Making a slice contiguous

Hi, community.

I’m trying to find a way to make a slice of a tensor contiguous. One way I tried is the following using permuate.

import torch

x = torch.zeros([16, 8, 1024, 128], device='cuda:0')                
print(x[:,:, 128:256].is_contiguous()) #False


y = torch.zeros([1024, 16, 8, 128], device='cuda:0')              
print(y[128:256].is_contiguous()) #True

z = y.permute(1,2,0,3)
assert z.size()==x.size()
print(z[:,:,128:256].is_contiguous()) #False

Why is the last print False? I confirmed the data_ptr() still the same, so assume no copy has been made. If this is not the right way to get a contiguous slice, can someone share a trick for that?

Thank you!

Hi Thyeros!

Call .contiguous() on the slice in question. If the slice is already contiguous,
it will be a no-op. If not, it will return a contiguous copy of the slice.

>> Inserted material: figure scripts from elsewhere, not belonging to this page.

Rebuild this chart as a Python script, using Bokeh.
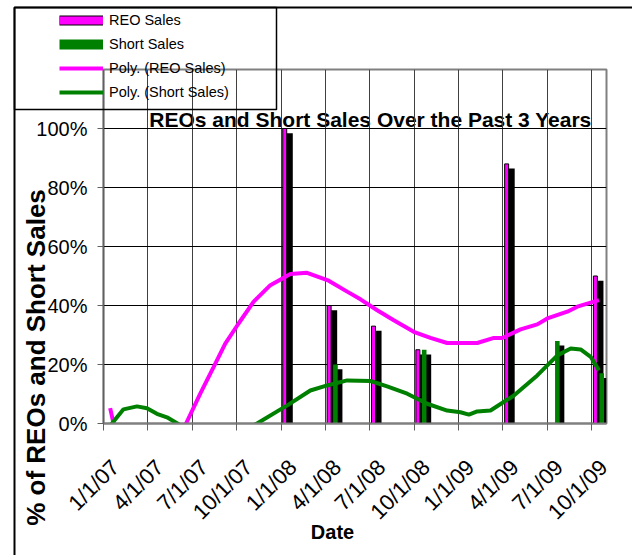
import math
from bokeh.plotting import figure
from bokeh.models import (ColumnDataSource, CDSView, BooleanFilter, FixedTicker,
                          NumeralTickFormatter, Legend, LegendItem, Label,
                          BoxAnnotation, Range1d, LinearAxis, GridBox)
from bokeh.transform import dodge
from bokeh.embed import file_html
from bokeh.resources import INLINE

# ---------------- data ----------------
quarter_month = [0, 3, 6, 9, 12, 15, 18, 21, 24, 27, 30, 33]   # months since 1/1/07
date_labels = ["1/1/07", "4/1/07", "7/1/07", "10/1/07", "1/1/08", "4/1/08",
               "7/1/08", "10/1/08", "1/1/09", "4/1/09", "7/1/09", "10/1/09"]
reo_sales = [0, 0, 0, 0, 1.00, 0.40, 0.33, 0.25, 0, 0.88, 0, 0.50]
short_sales = [0, 0, 0, 0, 0, 0.20, 0, 0.25, 0, 0, 0.28, 0.17]

reo_trend_month = [0.45, 0.68, 1.5, 3.0, 4.5, 5.58, 6.54, 7.44, 8.23, 9.13, 10.15,
                   11.28, 12.63, 13.76, 15.22, 16.47, 17.37, 18.5, 19.62, 20.97,
                   22.1, 23.23, 25.26, 26.39, 26.96, 28.19, 29.32, 30.0, 31.35,
                   32.03, 33.49]
reo_trend_value = [0.052, 0.0, -0.12, -0.20, -0.10, 0.0, 0.101, 0.191, 0.271, 0.339,
                   0.413, 0.469, 0.507, 0.511, 0.484, 0.447, 0.421, 0.384, 0.350,
                   0.311, 0.290, 0.273, 0.273, 0.290, 0.290, 0.319, 0.336, 0.356,
                   0.379, 0.396, 0.418]
short_trend_month = [0.45, 0.57, 1.35, 2.26, 2.94, 3.61, 4.29, 5.0, 6.5, 8.5, 10.38,
                     12.5, 13.98, 15.12, 16.47, 18.05, 19.17, 20.53, 21.88, 23.23,
                     24.13, 24.7, 25.26, 26.16, 27.74, 29.32, 30.68, 31.58, 32.25,
                     32.93, 33.49]
short_trend_value = [-0.01, 0.0, 0.048, 0.058, 0.052, 0.033, 0.021, 0.0, -0.05, -0.05,
                     0.0, 0.064, 0.112, 0.129, 0.146, 0.144, 0.126, 0.101, 0.067,
                     0.044, 0.038, 0.030, 0.041, 0.044, 0.095, 0.163, 0.231, 0.254,
                     0.251, 0.226, 0.180]
y_ticks = [0, 0.2, 0.4, 0.6, 0.8, 1.0]

# ---------------- style ----------------
MAGENTA = "#FF00FF"
GREEN = "#008000"
FONT = "Liberation Sans"
SHADOW_DROP = 0.016
W, H = 632, 555
NAN = float("nan")

src = ColumnDataSource(dict(
    month=quarter_month,
    reo=reo_sales,
    short=short_sales,
    reo_sh=[v - SHADOW_DROP for v in reo_sales],
    short_sh=[v - SHADOW_DROP for v in short_sales],
))
reo_view = CDSView(filter=BooleanFilter([v > 0 for v in reo_sales]))
short_view = CDSView(filter=BooleanFilter([v > 0 for v in short_sales]))

# ================= main chart =================
p = figure(width=W, height=H, x_range=Range1d(0, 34), y_range=Range1d(0, 1.2),
           output_backend="svg", toolbar_location=None,
           min_border_left=103, min_border_right=26, min_border_top=69,
           min_border_bottom=132)
p.frame_align = False
p.background_fill_color = "white"
p.border_fill_color = "white"
p.outline_line_color = "#808080"
p.outline_line_width = 2

# chart title (painted below the grid lines)
p.add_layout(Label(x=267, y=304, x_units="screen", y_units="screen",
                   text="REOs and Short Sales Over the Past 3 Years",
                   text_font=FONT, text_font_style="bold", text_font_size="21px",
                   text_color="black", text_align="center",
                   text_baseline="alphabetic", level="image"))

# shadows
p.vbar(x=dodge("month", 0.50), top="reo_sh", width=0.59, bottom=0, source=src,
       view=reo_view, fill_color="black", line_color=None)
p.vbar(x=dodge("month", 0.925), top="short_sh", width=0.45, bottom=0, source=src,
       view=short_view, fill_color="black", line_color=None)
# bars
p.vbar(x=dodge("month", 0.25), top="reo", width=0.27, bottom=0, source=src,
       view=reo_view, fill_color=MAGENTA, line_color="black", line_width=1)
p.vbar(x=dodge("month", 0.677), top="short", width=0.31, bottom=0, source=src,
       view=short_view, fill_color=GREEN, line_color=None)

# polynomial trendlines
p.line(reo_trend_month, reo_trend_value, line_color=MAGENTA, line_width=4)
p.line(short_trend_month, short_trend_value, line_color=GREEN, line_width=4)

# x axis: tick marks + line
xa = p.xaxis[0]
xa.ticker = FixedTicker(ticks=quarter_month)
xa.major_label_text_color = None
xa.major_label_text_font_size = "1px"
xa.major_label_standoff = 0
xa.major_tick_out = 7
xa.major_tick_in = 0
xa.minor_tick_line_color = None
xa.axis_line_color = "#808080"
xa.axis_line_width = 2
xa.major_tick_line_color = "#606060"

# x axis: the date labels (slightly shifted like the original)
p.extra_x_ranges = {"labels": Range1d(-0.8, 33.2)}
xb = LinearAxis(x_range_name="labels", ticker=FixedTicker(ticks=quarter_month),
                major_label_overrides={m: lab for m, lab in zip(quarter_month, date_labels)},
                major_label_orientation=math.pi / 4,
                axis_line_color=None, major_tick_line_color=None,
                minor_tick_line_color=None, major_tick_out=0, major_tick_in=0,
                major_label_standoff=33, major_label_text_font=FONT,
                major_label_text_font_size="22px", major_label_text_color="black")
p.add_layout(xb, "below")

ya = p.yaxis[0]
ya.ticker = FixedTicker(ticks=y_ticks)
ya.formatter = NumeralTickFormatter(format="0%")
ya.major_label_text_font = FONT
ya.major_label_text_font_size = "20px"
ya.major_label_text_color = "black"
ya.major_tick_out = 6
ya.major_tick_in = 0
ya.minor_tick_line_color = None
ya.axis_line_color = "#606060"
ya.axis_line_width = 1.5
ya.major_tick_line_color = "#606060"
ya.major_label_standoff = 10

p.xgrid.grid_line_color = "#404040"
p.xgrid.grid_line_width = 1
p.ygrid.grid_line_color = "black"
p.ygrid.grid_line_width = 1

# ================= overlay: chart border, legend, axis titles =================
q = figure(width=W, height=H, x_range=Range1d(0, W), y_range=Range1d(H, 0),
           output_backend="svg", toolbar_location=None, min_border=0,
           x_axis_location=None, y_axis_location=None)
q.frame_align = False
q.grid.visible = False
q.outline_line_color = None
q.background_fill_color = None
q.border_fill_color = None

q.add_layout(BoxAnnotation(left=14, right=W + 20, top=7, bottom=H + 20,
                           fill_alpha=0, line_color="black", line_alpha=1,
                           line_width=2))
q.add_layout(BoxAnnotation(left=14, right=276, top=7, bottom=109,
                           fill_alpha=0, line_color="black", line_alpha=1,
                           line_width=1.5))

q.add_layout(Label(x=35, y=357, text="% of REOs and Short Sales", angle=math.pi / 2,
                   text_font=FONT, text_font_style="bold", text_font_size="26px",
                   text_color="black", text_align="center", text_baseline="middle"))
q.add_layout(Label(x=332, y=531, text="Date", text_font=FONT, text_font_style="bold",
                   text_font_size="20px", text_color="black", text_align="center",
                   text_baseline="middle"))

# legend swatches (same styling as the chart marks; no visible data of their own)
sw_reo_edge = q.line([NAN], [NAN], line_color="black", line_width=10)
sw_reo_fill = q.line([NAN], [NAN], line_color=MAGENTA, line_width=8)
sw_short = q.line([NAN], [NAN], line_color=GREEN, line_width=10)
sw_reo_poly = q.line([NAN], [NAN], line_color=MAGENTA, line_width=4)
sw_short_poly = q.line([NAN], [NAN], line_color=GREEN, line_width=4)

legend = Legend(items=[
    LegendItem(label="REO Sales", renderers=[sw_reo_edge, sw_reo_fill]),
    LegendItem(label="Short Sales", renderers=[sw_short]),
    LegendItem(label="Poly. (REO Sales)", renderers=[sw_reo_poly]),
    LegendItem(label="Poly. (Short Sales)", renderers=[sw_short_poly]),
], location=(59, H - 101.5))
legend.border_line_alpha = 0
legend.background_fill_alpha = 0
legend.padding = 0
legend.spacing = 4
legend.label_height = 20
legend.glyph_height = 20
legend.glyph_width = 44
legend.label_standoff = 6
legend.label_text_font = FONT
legend.label_text_font_size = "14.5px"
legend.label_text_color = "black"
q.add_layout(legend, "center")

layout = GridBox(children=[(p, 0, 0), (q, 0, 0)])
open("out.html", "w").write(file_html(layout, INLINE))
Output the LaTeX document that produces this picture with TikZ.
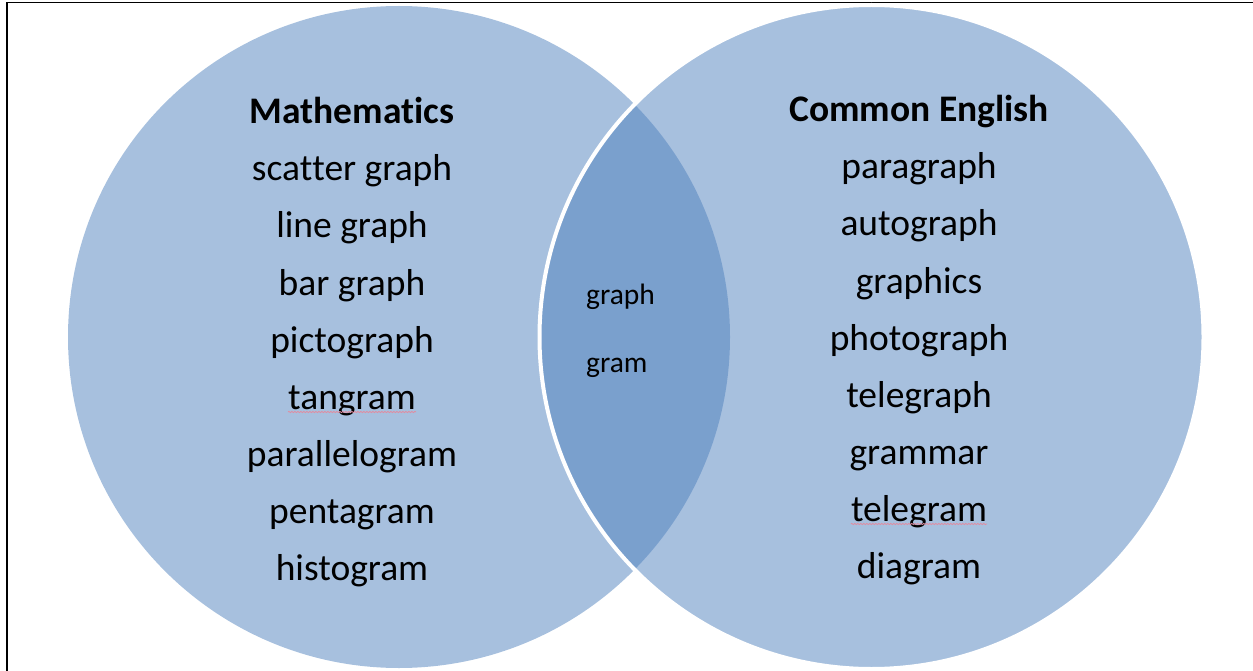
\documentclass[tikz,border=0pt]{standalone}
\usepackage{fontspec}
\setmainfont{Carlito}[RawFeature={-liga;-clig;-dlig;-calt}]
\usetikzlibrary{decorations.pathmorphing}
\definecolor{vennblue}{RGB}{79,129,189}
\definecolor{spellred}{RGB}{226,140,160}
\newcommand{\nolig}{\kern0pt}
\tikzset{
  vset/.style={fill=vennblue, fill opacity=0.5},
  word/.style={inner sep=0pt, anchor=base, font=\fontsize{37.5}{42}\selectfont},
  head/.style={inner sep=0pt, anchor=base, font=\fontsize{37.5}{42}\selectfont\bfseries},
  small/.style={inner sep=0pt, anchor=base west, font=\fontsize{29.5}{33}\selectfont},
  spell/.style={spellred, line width=0.8pt, decorate, decoration={snake, amplitude=0.6pt, segment length=3pt}},
  frame/.style={black, line width=2pt}
}
\begin{document}
\begin{tikzpicture}[x=1pt,y=-1pt]
\useasboundingbox (0,0) rectangle (1253,671);
% frame
\coordinate (fbl) at (7,671);
\coordinate (ftl) at (7,2.5);
\coordinate (ftr) at (1253,2.5);
\draw[frame, line width=2pt] (fbl) -- (ftl);
\draw[frame, line width=1.3pt] (ftl) -- (ftr);
% circles
\path[vset] (399,337) circle (331);
\path[vset, draw=white, draw opacity=1, line width=4pt] (871.5,337) circle (332);
% left set
\node[head] (math) at (352,124) {Mathemat\nolig ics};
\node[word] (l1) at (352,181) {scat\nolig ter graph};
\node[word] (l2) at (352,238) {line graph};
\node[word] (l3) at (352,295) {bar graph};
\node[word] (l4) at (352,352) {pictograph};
\node[word] (l5) at (352,409) {tangram};
\node[word] (l6) at (352,466) {parallelogram};
\node[word] (l7) at (352,523) {pentagram};
\node[word] (l8) at (352,580) {histogram};
% right set
\node[head] (eng) at (919,122) {Common English};
\node[word] (r1) at (919,179) {paragraph};
\node[word] (r2) at (919,236) {autograph};
\node[word] (r3) at (919,293) {graphics};
\node[word] (r4) at (919,350) {photograph};
\node[word] (r5) at (919,407) {telegraph};
\node[word] (r6) at (919,464) {grammar};
\node[word] (r7) at (919,521) {telegram};
\node[word] (r8) at (919,578) {diagram};
% intersection
\node[small] (m1) at (586,304) {graph};
\node[small] (m2) at (586,372) {gram};
% spell-check marks
\draw[spell] ([yshift=-3pt]l5.base west) -- ([yshift=-3pt]l5.base east);
\draw[spell] ([yshift=-3pt]r7.base west) -- ([yshift=-3pt]r7.base east);
\end{tikzpicture}
\end{document}
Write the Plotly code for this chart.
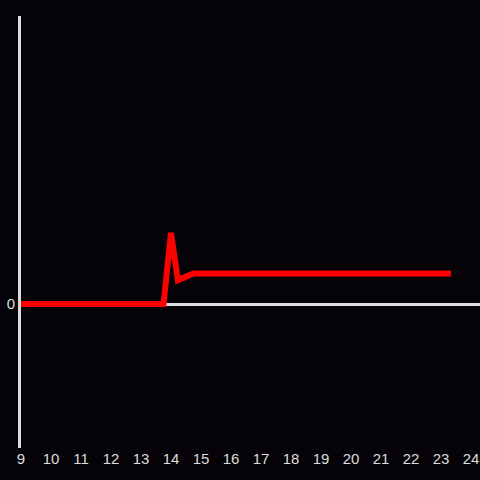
import plotly.graph_objects as go

# series
x_vals = [9, 13.75, 14.0, 14.23, 14.75, 23.33]
y_vals = [0, 0, 24.7, 8.3, 10.6, 10.6]

x_ticks = list(range(9, 25))

fig = go.Figure()
fig.add_trace(go.Scatter(
    x=x_vals,
    y=y_vals,
    mode="lines",
    line=dict(color="#ff0000", width=6),
    hoverinfo="skip",
))

fig.update_layout(
    width=480,
    height=480,
    paper_bgcolor="#050307",
    plot_bgcolor="#050307",
    margin=dict(l=21, r=0, t=16, b=32),
    showlegend=False,
    font=dict(family="Liberation Sans, Arial", size=15, color="#dddddd"),
    xaxis=dict(
        range=[9, 24.3],
        tickvals=x_ticks,
        showgrid=False,
        zeroline=False,
        showline=False,
        ticks="",
    ),
    yaxis=dict(
        range=[-50, 100],
        tickvals=[0],
        showgrid=False,
        zeroline=True,
        zerolinecolor="#dddddd",
        zerolinewidth=3,
        showline=True,
        linecolor="#dddddd",
        linewidth=3,
        ticks="",
    ),
)

fig.write_html(
    "out.html",
    config={"displayModeBar": False},
    post_script="document.body.style.margin='0';document.body.style.background='#050307';",
)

Taking a (non-trivial) permutation of a (contiguous) tensor makes it
non-contiguous.

There are two things going on here. Slicing a set of rows (that is, its first
dimension) out of a tensor gives you a contiguous subtensor, while slicing
out a set of columns (or anything other than the first dimension) gives you
a non-contiguous tensor.

This is the key issue.

But you’re trying to fix this issue by using .permute() to make your slice
apply to the first dimension. However, .permute(), itself, renders the tensor
non-contiguous.

The subtensor (slice) you want simply isn’t stored contiguously in memory
so you have to make a contiguous copy of the data to get your contiguous
slice. .contiguous() does this for you. (I wouldn’t call this a trick – it just
makes a brute-force copy.)

Consider:

>>> import torch
>>> torch.__version__
'2.1.2'
>>> t = torch.zeros (4, 4)
>>> t.is_contiguous()
True
>>> t[1:3, :].is_contiguous()                # the two rows in the slice are still contiguous
True
>>> t[:, 1:3].is_contiguous()                # not contiguous -- have to jump over the missing columns
False
>>> t.permute (1, 0).is_contiguous()         # no longer row-major -- not contiguous
False
>>> t[:, 1:3].contiguous().is_contiguous()   # .contiguous() creates a new contiguous copy
True

Best.

K. Frank

Thanks KFrank. Actually, I’m trying to avoid calling “contiguous()” for the slice, as it becomes expensive in my case (which means every slice I create is NOT contiguous()).